Various archetypes from the electrician to the delivery guy come up panting and gasping, smiling politely while Corrie's looking but shaking their heads behind her back, wondering how she can be so spry.

But when her classy mother Ethel comes to visit it drives a wedge into the couple's bliss, only not the way you think. The upstairs neighbour Victor is a foreign gadfly man-about-town who proceeds to seduce both Corrie and Ethel with charm to spare, taking the entire party out on the town and spending a freezing night going from his apartment (which can only be reached by ladder) for special aperitifs to his favourite restaurant on Staten Island.
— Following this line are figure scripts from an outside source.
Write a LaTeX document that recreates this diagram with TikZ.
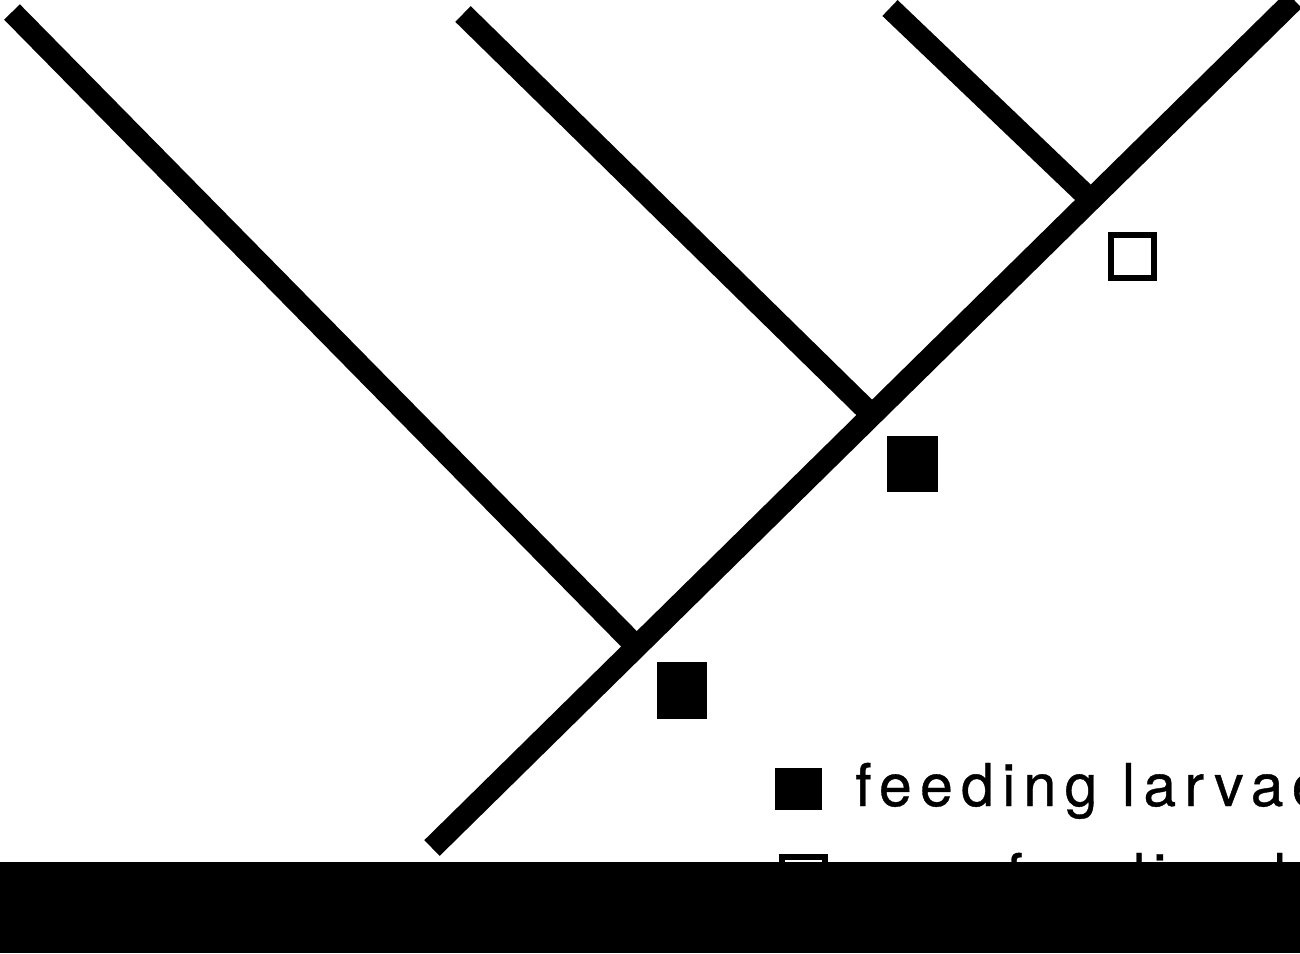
\documentclass[tikz,border=0pt]{standalone}
\usepackage{fontspec}
\newfontfamily\legendfont[LetterSpace=14, FakeBold=0.6]{TeX Gyre Heros}
\tikzset{
  branch/.style={line width=22pt, line cap=butt},
  feedmark/.style={fill=black, inner sep=0pt, minimum width=50pt, minimum height=56pt},
  nofeedmark/.style={draw=black, line width=6pt, fill=white, inner sep=0pt, minimum width=43pt, minimum height=42pt},
  legendtext/.style={anchor=base west, inner sep=0pt, font=\legendfont\fontsize{59}{64}\selectfont}
}
\begin{document}
\begin{tikzpicture}[x=1pt, y=-1pt]
      \useasboundingbox (0, 0) rectangle (1300, 953);
      \clip (0, 0) rectangle (1300, 953);
      % stem and branching points
      \coordinate (root) at (432, 848);
      \coordinate (tip) at (1294, 0);
      \coordinate (n1) at (637, 647);
      \coordinate (n2) at (873, 416);
      \coordinate (n3) at (1092, 201);
      % leaves
      \coordinate (a) at (12, 12);
      \coordinate (b) at (463, 14);
      \coordinate (c) at (890, 8);
      \draw [branch] (root) -- (tip);
      \draw [branch] (a) -- (n1);
      \draw [branch] (b) -- (n2);
      \draw [branch] (c) -- (n3);
      % character states
      \node [feedmark, minimum height=57pt] (s1) at (682, 690) {};
      \node [feedmark, minimum width=51pt] (s2) at (912, 464) {};
      \node [nofeedmark, minimum height=43pt] (s3) at (1132, 256) {};
      % legend
      \node [feedmark, minimum width=47pt, minimum height=42pt] (k1) at (798, 789) {};
      \node [legendtext] (t1) at (855, 806) {feeding larvae};
      \node [nofeedmark] (k2) at (803, 878) {};
      \node [legendtext] (t2) at (855, 896) {non-feeding larvae};
      \fill [black] (0, 862) rectangle (1300, 953);
    \end{tikzpicture}
\end{document}
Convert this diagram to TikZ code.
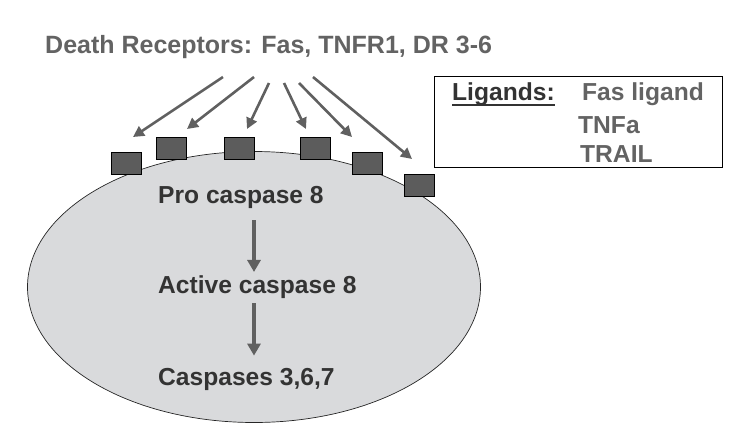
\documentclass[tikz,border=0pt]{standalone}
\usepackage{fontspec}
\setmainfont{Liberation Sans}
\usetikzlibrary{shapes.geometric,arrows.meta}
\definecolor{titlegray}{HTML}{636363}
\definecolor{txtdark}{HTML}{333333}
\definecolor{arrgray}{HTML}{606060}
\definecolor{rcpgray}{HTML}{5C5C5C}
\definecolor{cellgray}{HTML}{D9DADC}

\begin{document}
\begin{tikzpicture}[x=1pt,y=-1pt,
    lbl/.style={font=\fontsize{24.6}{28}\selectfont\bfseries,inner sep=0pt,anchor=base west},
    rcp/.style={draw=black,line width=0.8pt,fill=rcpgray,minimum width=30pt,
      minimum height=22pt,inner sep=0pt},
    bind/.style={draw=arrgray,line width=2.6pt,-{Triangle[length=11pt,width=11pt]}},
    flow/.style={draw=arrgray,line width=4pt,-{Triangle[length=12pt,width=13pt]}}]
 \useasboundingbox (0,0) rectangle (737,440);
 \node[ellipse,draw=black!85,line width=0.7pt,fill=cellgray,minimum width=453pt,
   minimum height=271pt,inner sep=0pt] (cell) at (254,287) {};
 \node[lbl,text=titlegray,font=\fontsize{25}{30}\selectfont\bfseries] (title) at (45,53)
  {Death Receptors: Fas, TNFR1, DR 3-6};
 % receptors on the membrane
 \foreach \i/\x/\y in {1/126/163,2/171/148,3/239/148,4/315/148,5/367/163,6/419/185}
  {\node[rcp] (r\i) at (\x,\y) {};}
 \foreach \i/\sx/\sy/\ex/\ey in {1/223/77/133/137,2/254/77/187/129,3/269/83/247/129,
   4/284/83/306/129,5/299/83/352/137,6/313/77/412/159}
  {\coordinate (s\i) at (\sx,\sy); \coordinate (e\i) at (\ex,\ey);
   \draw[bind] (s\i) -- (e\i);}
 % cascade
 \node[lbl,text=txtdark] (pro) at (158,203) {Pro caspase 8};
 \node[lbl,text=txtdark] (act) at (158,293) {Active caspase 8};
 \node[lbl,text=txtdark] (csp) at (158,385) {Caspases 3,6,7};
 \draw[flow,shorten <=12pt,shorten >=3pt] (cell.center |- pro.south) -- (cell.center |- act.north);
 \draw[flow,shorten <=5pt,shorten >=12pt] (cell.center |- act.south) -- (cell.center |- csp.north);
 % ligands
 \node[draw,line width=1pt,minimum width=288pt,minimum height=91pt,inner sep=0pt]
  (ligbox) at (578,121.5) {};
 \node[lbl,text=txtdark] (ligs) at (452,100) {Ligands:};
 \draw[txtdark,line width=2pt] ([yshift=-5pt]ligs.base west) -- ([yshift=-5pt]ligs.base east);
 \node[lbl,text=titlegray] (fasl) at (582,100) {Fas ligand};
 \node[lbl,text=titlegray] (tnfa) at (578,133) {TNFa};
 \node[lbl,text=titlegray] (trail) at (580,162) {TRAIL};
\end{tikzpicture}
\end{document}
After Paul complains once too often about the hour, the weather and all the work he has to do Corrie accuses him of being a stuff shirt, he accuses her of being too wild and flighty, and before long they're in the mother of all marital spats, Corrie going as far as demanding a divorce.

The cinematography is very two-camera sitcom style, though this did come out on the cusp of the great changes cineastes know about 1967 thanks to films like Easy Rider and Bonnie and Clyde. Barefoot in the Park, along with Dr Dolittle, was one of the last gasps of old Hollywood.

The script and performances are also very typical of the genre, inspired by the crafts of stageplay in both the patter of dialogue and the staging of the action. If there's one criticism to be had, it's that it all ends very suddenly, feeling like they ran out of paper for the script or film to shoot it.

But for the characterisations and the creative execution straight of the Breakfast at Tiffany's playbook, look no further.